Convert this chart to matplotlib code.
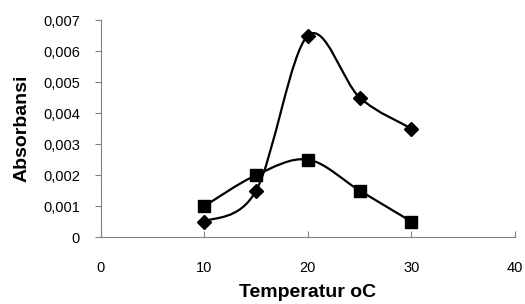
import matplotlib
matplotlib.use("Agg")
import matplotlib.pyplot as plt
from matplotlib.path import Path
from matplotlib.patches import PathPatch
from matplotlib.ticker import FuncFormatter

plt.rcParams['font.family'] = ['Liberation Sans', 'DejaVu Sans']

temps = [10, 15, 20, 25, 30]
absorb_diamond = [0.0005, 0.0015, 0.0065, 0.0045, 0.0035]
absorb_square = [0.0010, 0.0020, 0.0025, 0.0015, 0.0005]


def smooth_path(xs, ys, t=1/6):
    # excel-like smoothed line: cubic bezier with catmull-rom control points
    verts = [(xs[0], ys[0])]
    codes = [Path.MOVETO]
    n = len(xs)
    for i in range(n - 1):
        x0, y0 = (xs[i - 1], ys[i - 1]) if i > 0 else (xs[i], ys[i])
        x1, y1 = xs[i], ys[i]
        x2, y2 = xs[i + 1], ys[i + 1]
        x3, y3 = (xs[i + 2], ys[i + 2]) if i + 2 < n else (x2, y2)
        c1 = (x1 + (x2 - x0) * t, y1 + (y2 - y0) * t)
        c2 = (x2 - (x3 - x1) * t, y2 - (y3 - y1) * t)
        verts += [c1, c2, (x2, y2)]
        codes += [Path.CURVE4] * 3
    return Path(verts, codes)


fig = plt.figure(figsize=(5.25, 3.04), dpi=100)
ax = fig.add_axes([0.192, 0.22, 0.789, 0.714])

for ys, m, ms in [(absorb_diamond, 'D', 7.5), (absorb_square, 's', 9)]:
    ax.add_patch(PathPatch(smooth_path(temps, ys), fill=False, lw=1.6, color='black'))
    ax.plot(temps, ys, linestyle='none', marker=m, ms=ms, color='black')

ax.set_xlim(0, 40)
ax.set_ylim(0, 0.007)
ax.set_xticks([0, 10, 20, 30, 40])
ax.set_yticks([i * 0.001 for i in range(8)])
ax.yaxis.set_major_formatter(FuncFormatter(lambda v, p: '0' if v == 0 else f'{v:.3f}'.replace('.', ',')))

for s in ['top', 'right']:
    ax.spines[s].set_visible(False)
for s in ['left', 'bottom']:
    ax.spines[s].set_color('#808080')
ax.tick_params(axis='x', direction='in', length=4, color='#808080', labelsize=10.5, pad=17)
ax.tick_params(axis='y', direction='out', length=4, color='#808080', labelsize=10.5, pad=11)

ax.set_xlabel('Temperatur oC', fontsize=14, fontweight='bold', labelpad=7)
ax.set_ylabel('Absorbansi', fontsize=14, fontweight='bold', labelpad=9)

fig.savefig('out.png', dpi=100)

**Written request**
Please quote the lines of the material, beginning with the first and ending with the one that contains "plt.rcParams['font.family'] = ['Liberation", exactly as written and without any pictures.

**Result below**
Convert this chart to matplotlib code.
import matplotlib
matplotlib.use("Agg")
import matplotlib.pyplot as plt
from matplotlib.path import Path
from matplotlib.patches import PathPatch
from matplotlib.ticker import FuncFormatter

plt.rcParams['font.family'] = ['Liberation Sans', 'DejaVu Sans']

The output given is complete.